In 2017, Enterprise Services continues to expand the ecolawn program on the East Campus to improve aesthetics and promote continued increases in the variety of bees and other pollinators, including:

  • Planting more ecoturf
  • Planting more wildflower areas

West Campus

On the West Campus, Enterprise Services is taking a more aggressive approach in management of turf and weeds, within available resources.

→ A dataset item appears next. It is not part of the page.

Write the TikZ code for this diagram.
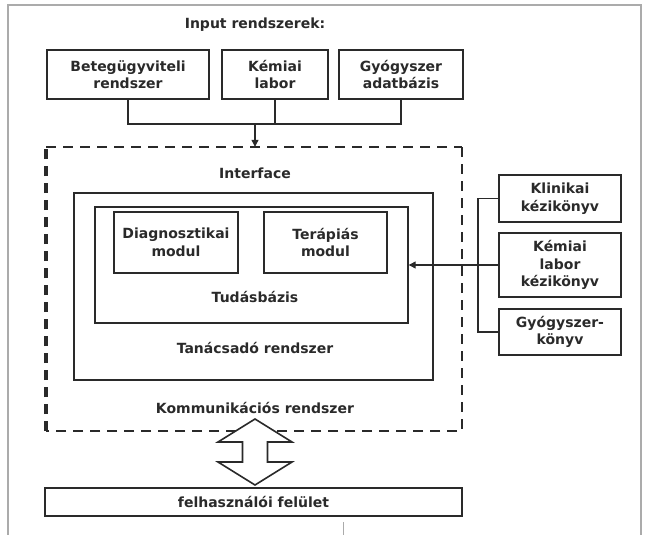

Enterprise Services will continue many of the green practices that worked well and also saved on labor and resources like:

  • Mulching
  • Using cardboard instead of chemicals to suppress weed growth in landscape beds
  • Using wood chips left over from campus tree trimmings as mulch to support shrub and tree health instead of commercial fertilizer

Enterprise Services adopted its approach for 2017 based on:

  • What the agency learned from the 2016 pilot project
  • Feedback that Enterprise Services actively sought from the public

About ecolawns

There are several types of ecolawns but the term generally refers to the use of slow-growing grasses and low perennials. Generally, the species of grasses grown in an ecolawn are different than those used in a conventional lawn. An ecolawn requires less mowing, irrigation, fertilizer and pesticide use compared to a typical lawn. Since an ecolawn is mowed infrequently, or not at all, another benefit is less organic material being sent to a landfill or composting facility.